1. Read Fallen Angels by Walter Dean Myers.
2. Read The Photographer by Emmanuel Guibert
3. Watch the movie W.
I've been perusing in and out of The Photographer mainly because it is quite large and would be awkward on the bus. It is slow going as somehow looking at illustrations and photographs of a war torn country isn't quite my idea of bed time reading.
However, writing about war torn countries apparently qualifies. I stayed up Saturday night reading Fallen Angels (which is actually written for young adults) and woke up early to continue reading through the end.

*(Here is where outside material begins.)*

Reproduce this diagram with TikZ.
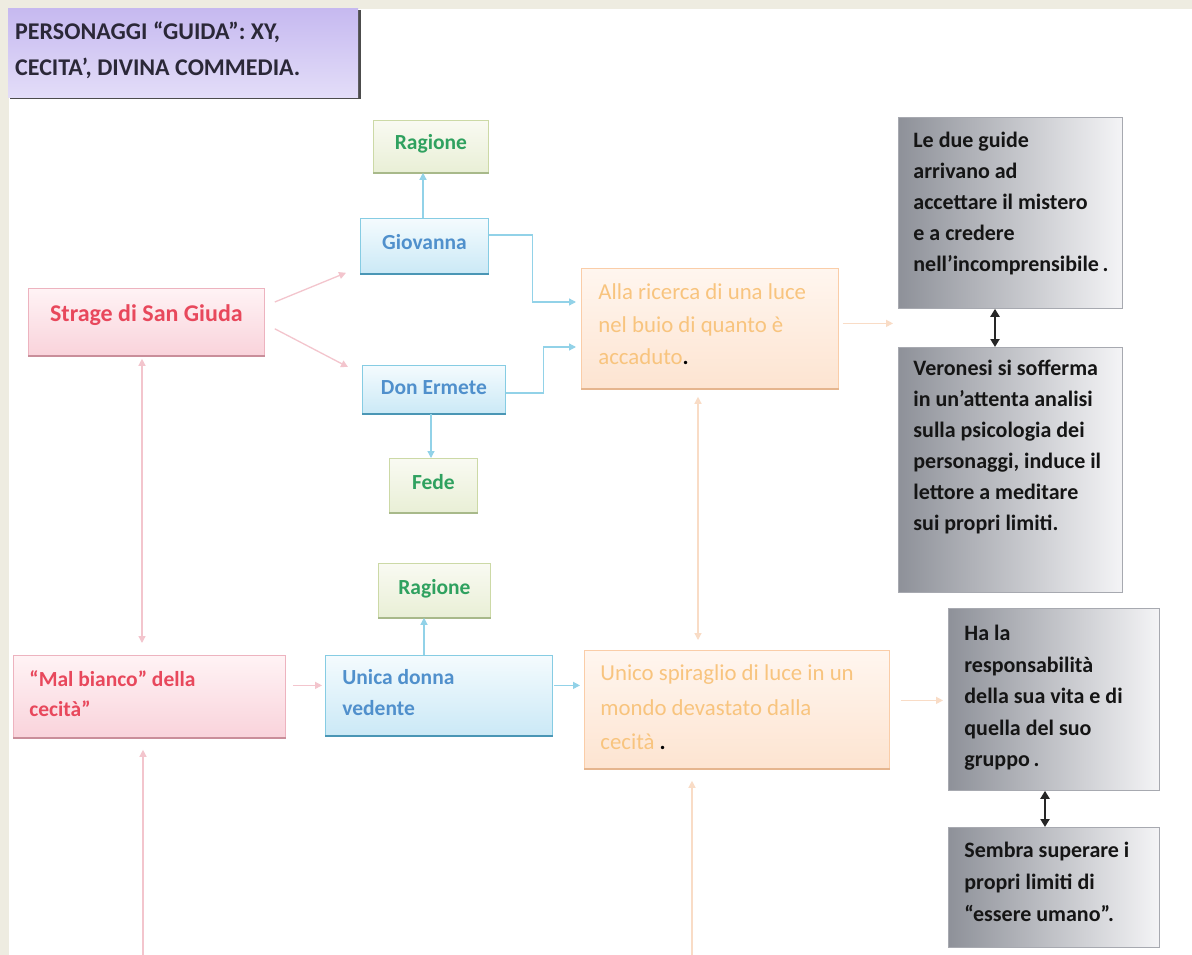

Myers' writing isn't too gory, even though countless awful things happen. He describes both the "hours of boredom" and "seconds of terror." At the end of the novel you wonder how it is possible that he only spent around five months in Vietnam as even as a reader the experience changed me. Myers truly captures the feeling of being outsides of one's self during war: "We're all dead and just hoping that we come back to life when we get into the World again." Two purple hearts later, Myers did make it back to the World.
I wrapped up my weekend with a viewing of the movie W. Josh Brolin as George Bush was surprisingly convincing. I liked the arc of the movie. As a viewer, you got to see both inside Bush's personal history and inside the war decision room while he was president.
Then I broke my own rules and read The Photographer before bed.
It was all very heavy.
Don't worry, I've now turned to Kerouac's On The Road...
I am still waiting for the genius of it to hit me. It is all very stream of consciousness and I wonder if I was on drugs if I would like it more...or if I was a man...or if I was of the Beat Generation. I'm giving the novel time so I can decide if I agree with Capote who said, "That's not writing, that's typing," or Kerouac scholar (groupie) Theado who said, "The book is both a story and a cultural event."
"Rommel, you magnificent bastard...I read your book!"